Jung rechtfertigt Entscheidung mit Polizei-Notstand
Von Robert Nößler
Leipzig. Die Entscheidung der Stadt Leipzig, eine für heute
geplante Legida-Demo wegen Polizistenmangels zu verbieten, hat eine
Welle der Kritik ausgelöst. Das generelle Verbot sei nicht
gerechtfertigt, sagte ein Sprecher des sächsischen Innenministers Markus
Ulbig (CDU). Der Minister war selbst unter Druck geraten, nachdem er im
Januar in Dresden eine Pegida-Demo aus Sicherheitsgründen abgesagt
hatte.
Landespolizeipräsident Jürgen Georgie hält die Leipziger Entscheidung
für unverhältnismäßig. Ähnlich äußerte sich Christian Hartmann, Sprecher
der CDU-Landtagsfraktion. Mit den in der Stadt zur Verfügung stehenden
Polizeikräften seien die Demonstrationen hinreichend abgesichert.
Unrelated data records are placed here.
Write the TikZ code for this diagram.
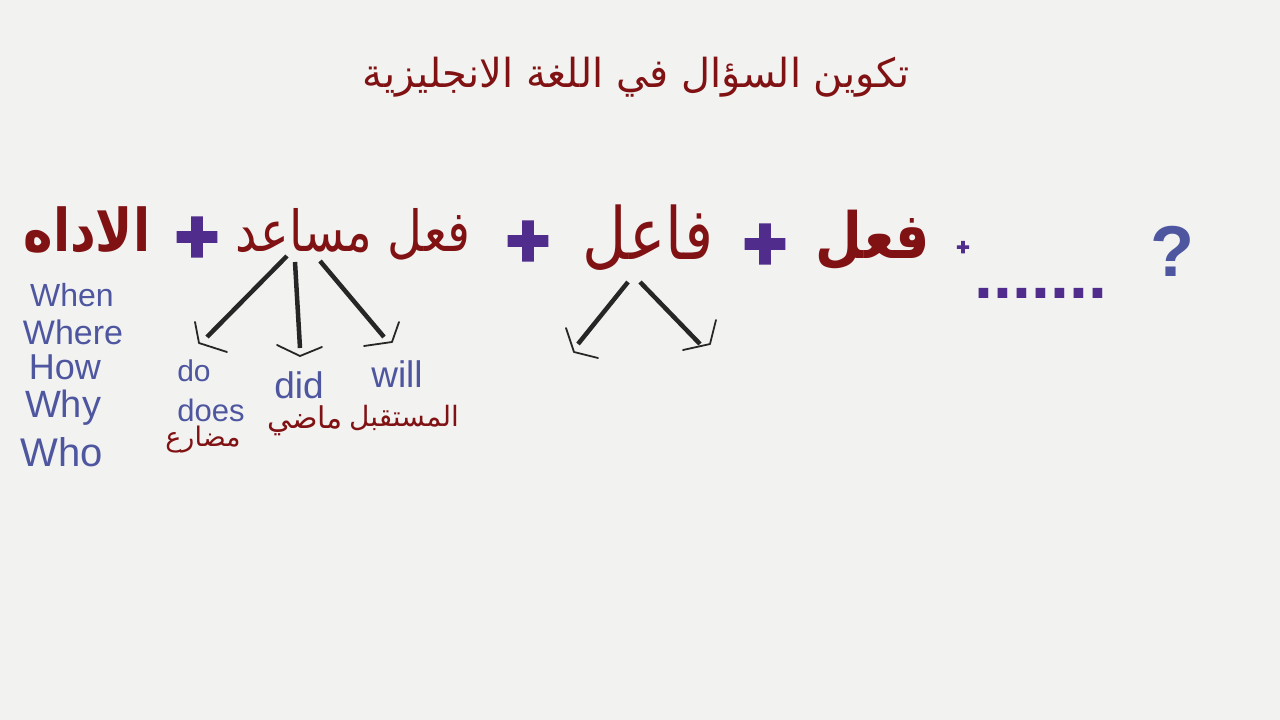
\documentclass[tikz,border=0pt]{standalone}
\usepackage{graphicx}
\usepackage{fontspec}
\setmainfont{Liberation Sans}
\setsansfont{Liberation Sans}
\newfontfamily\arabicfont[Script=Arabic]{DejaVu Sans}
\newfontfamily\heavyfont[FakeBold=5]{Liberation Sans Bold}
\TeXXeTstate=1
\definecolor{bgc}{RGB}{242,242,240}
\definecolor{ardark}{RGB}{128,18,20}
\definecolor{plusc}{RGB}{80,45,140}
\definecolor{slate}{RGB}{78,86,160}
\newcommand\myfs[1]{\fontsize{#1}{#1}\selectfont}
\newcommand\tallbox[1]{\scalebox{1}[1.18]{#1}}
\tikzset{
  ar/.style={text=ardark, inner sep=0pt, font=\arabicfont},
  en/.style={text=slate, inner sep=0pt, font=\sffamily},
  plussign/.style={text=plusc, inner sep=0pt, font=\heavyfont\myfs{74}},
  mainline/.style={line width=4.5pt, draw=black!85},
  chev/.style={line width=1.8pt, draw=black!85, line cap=round, line join=round},
}
\begin{document}
\begin{tikzpicture}[x=1pt,y=-1pt]
\fill[bgc] (0,0) rectangle (1280,720);
\useasboundingbox (0,0) rectangle (1280,720);
% title
\node[ar] (title) at (636,77) {\myfs{40}\beginR تكوين السؤال في اللغة الانجليزية\endR};
% main row
\node[ar] (adah) at (87,230) {\tallbox{\myfs{50}\bfseries\beginR الاداه\endR}};
\node[plussign] (p1) at (197,240) {+};
\node[ar] (fm) at (353,234) {\tallbox{\myfs{48}\beginR فعل مساعد\endR}};
\node[plussign] (p2) at (528,244) {+};
\node[ar] (fael) at (648,238) {\tallbox{\myfs{61}\beginR فاعل\endR}};
\node[plussign] (p3) at (765,247) {+};
\node[ar] (feel) at (873,240) {\tallbox{\myfs{54}\bfseries\beginR فعل\endR}};
\node[plussign, font=\heavyfont\myfs{22}] (p4) at (963,248) {+};
\node[text=plusc, inner sep=0pt, font=\sffamily\bfseries\myfs{68}] (dots) at (1041,293) {.......};
\node[en, text=slate, font=\sffamily\bfseries\myfs{72}] (q) at (1172,251) {?};
% question words
\node[en, font=\sffamily\myfs{32}] (when) at (72,295) {When};
\node[en, font=\sffamily\myfs{34}] (where) at (73,332) {Where};
\node[en, font=\sffamily\myfs{36}] (how) at (65,367) {How};
\node[en, font=\sffamily\myfs{38}] (why) at (63,408) {Why};
\node[en, font=\sffamily\myfs{40}] (who) at (62,452) {Who};
% auxiliaries
\node[en, font=\sffamily\myfs{30}] (do) at (194,371) {do};
\node[en, font=\sffamily\myfs{31}] (does) at (211,410) {does};
\node[en, font=\sffamily\myfs{37}] (did) at (299,385) {did};
\node[en, font=\sffamily\myfs{37}] (will) at (397,374) {will};
\node[ar] (mudare) at (203,440) {\myfs{27}\beginR مضارع\endR};
\node[ar] (madi) at (305,421) {\myfs{30}\beginR ماضي\endR};
\node[ar] (mustaqbal) at (404,418) {\myfs{28}\beginR المستقبل\endR};
% connectors from fm
\coordinate (a1) at (287,256); \coordinate (b1) at (207,337);
\coordinate (a2) at (295,262); \coordinate (b2) at (300,348);
\coordinate (a3) at (320,261); \coordinate (b3) at (384,337);
\draw[mainline] (a1) -- (b1);
\draw[mainline] (a2) -- (b2);
\draw[mainline] (a3) -- (b3);
\draw[chev] (195,322) -- (199,343) -- (227,352);
\draw[chev] (277,345) -- (300,356) -- (322,347);
\draw[chev] (399,322) -- (392,342) -- (364,346);
% connectors from fael
\coordinate (a4) at (628,282); \coordinate (b4) at (578,344);
\coordinate (a5) at (640,282); \coordinate (b5) at (700,344);
\draw[mainline] (a4) -- (b4);
\draw[mainline] (a5) -- (b5);
\draw[chev] (566,328) -- (574,352) -- (598,358);
\draw[chev] (716,320) -- (710,344) -- (683,350);
\end{tikzpicture}
\end{document}
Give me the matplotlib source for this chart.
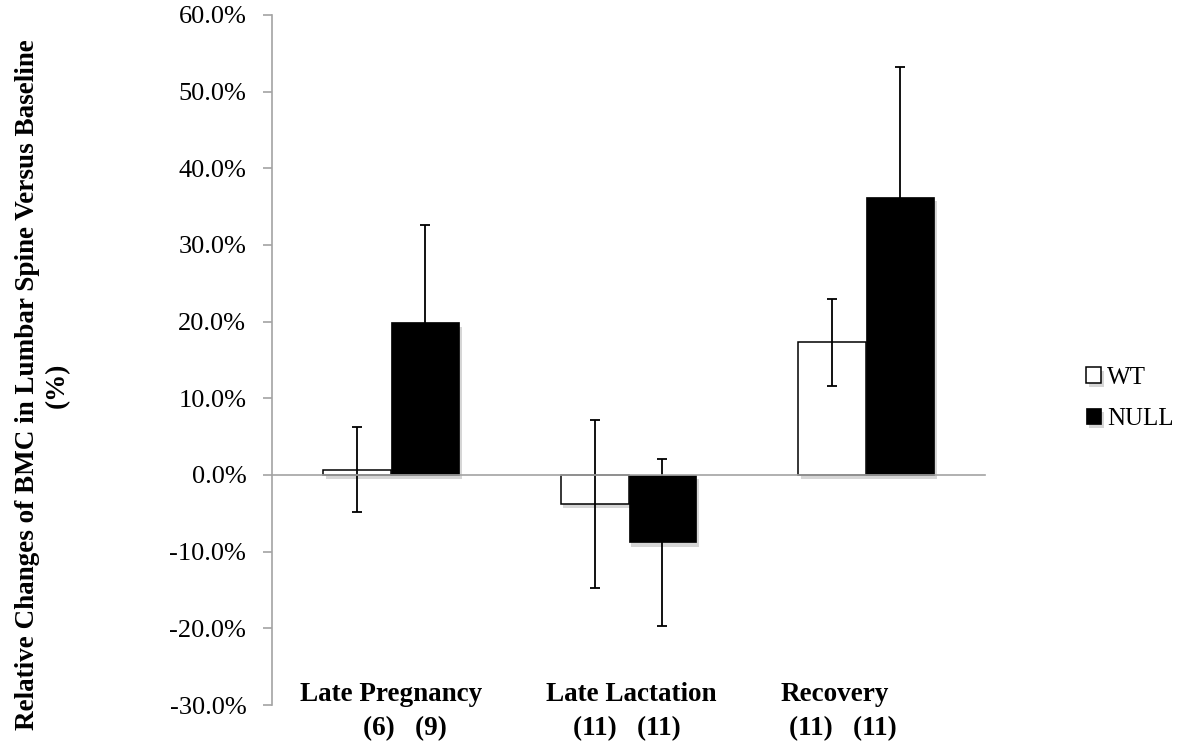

Ehemalige DDR-Bürgerrechtler kritisierten in einer gemeinsamen Erklärung
das Verbot scharf und zeigten sich empört, dass andererseits die
geplanten Gegenveranstaltungen genehmigt wurden. "Die Stadt Leipzig
erweckt dadurch den Eindruck, Sicherheitsinteressen bezüglich des
Demonstrationsrechtes politisch zu interpretieren", betonten Gunter
Weißgerber, Gesine Oltmanns, Uwe Schwabe, Tobias Hollitzer und Siegfried
Reiprich. Die Kommune würde nach politischer Zweckmäßigkeit Gewalt
verurteilen oder dulden.
Oberbürgermeister Burkhard Jung (SPD) verteidigte das am Sonnabend
verkündete Verbot. Es handle sich zwar um einen schwerwiegenden Eingriff
in ein grundgesetzlich verbürgtes Recht, es würden aber die Kräfte zur
Sicherstellung der Versammlungsfreiheit fehlen.
In Leipzig stehen laut Innenministerium heute maximal 1000 Beamte zur
Verfügung. Weil parallel bei Pegida in Dresden und bei Cegida in
Chemnitz demonstriert wird, könne Sachsen keine weiteren Beamten
schicken. Nach Einschätzung der Leipziger Polizei sind jedoch mindestens
3100 nötig, um die Sicherheit bei der Demo zu gewährleisten, die
zuletzt unter anderem von Rechtsextremisten und Hooligans besucht worden
war.
Einige Kritiker des Demo-Verbots sehen die Schuld nicht bei der Kommune.
Valentin Lippmann von den sächsischen Grünen sprach von einem
"Armutszeugnis für den Freistaat", Leipzigs Linken-Chef Volker Külow von
einer "politischen Bankrotterklärung der sächsischen Staatsregierung".
Oliver Malchow, Bundesvorsitzender der Gewerkschaft der Polizei (GdP)
sieht das eigentliche Problem im Personalabbau. Zugleich bezweifelt er,
dass die Leipziger Entscheidung Bestand hat. "Es ist fraglich, ob die
Gerichte den Einwand, es herrsche polizeilicher Notstand, überhaupt
gelten lassen. Sollten die Demonstrationen doch stattfinden dürfen,
werden meine Kolleginnen und Kollegen bei der gewalttätigen Stimmung,
die in Leipzig herrscht, dort verheizt werden."
Legida kündigte an, Rechtsmittel einzulegen und sprach von "staatlicher
Willkür in Reinkultur". Im Internet gab es gestern Hinweise, dass
Legida-Anhänger alternativ eine Spontandemo planen. Außerdem könnten sie
sich unter die genehmigten Gegenveranstaltungen mischen.
In Dresden zog eine Kundgebung einer Pegida-Abspaltung gestern nur wenige Hundert Menschen an.